- Location: Porcupine Hills Provincial Park, Saskatchewan
- Coordinates: 52°28′18″N 101°42′00″W﻿ / ﻿52.4716°N 101.6999°W
- Part of: Nelson River drainage basin
- Primary outflows: Woody River
- Basin countries: Canada
- Surface area: 124.5 ha (308 acres)
- Max. depth: 3.82 m (12.5 ft)
- Water volume: 2,109 dam^{3} (1,710 acre⋅ft)
- Shore length^{1}: 8.66 km (5.38 mi)
- Surface elevation: 691 m (2,267 ft)
- Settlements: None

= Woody Lake (Saskatchewan) =

Lake in Saskatchewan, Canada

Woody Lake is a lake in the Canadian province of Saskatchewan. It is located in the east-central part of the province in the Porcupine Hills and Porcupine Provincial Forest. The entire lake is in the Woody River Block of Porcupine Hills Provincial Park. Highway 980 provides access to the lake.

Woody Lake is the source of Woody River. The lake's outflow is controlled by the 2.6 m Woody Lake Weir. The weir was built in 1978 and then upgraded in 1998. It is owned and operated by the Saskatchewan Water Security Agency. Woody River is a river that flows south then east into neighbouring Manitoba and Swan Lake. The main inflow for Woody Lake is a short River that flows south from Elbow Lake, which is fed by Midnight Creek. On the western end of Woody Lake, another short river flows into it from neighbouring Townsend Lake.
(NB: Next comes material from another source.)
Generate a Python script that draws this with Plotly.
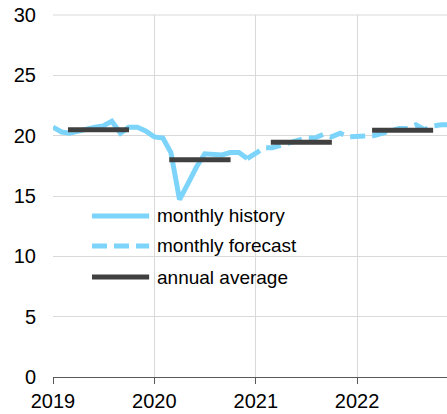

== Parks and recreation ==
Prior to the formation of Porcupine Hills Provincial Park in 2018, the parkland around Woody Lake was a provincial recreation site called Woody River Recreation Site. Access to the lake is at the north-western shore and amenities include a boat launch, picnic area, and fish cleaning station.

== Fish species ==
Fish commonly found in the lake include walleye, perch, and northern pike.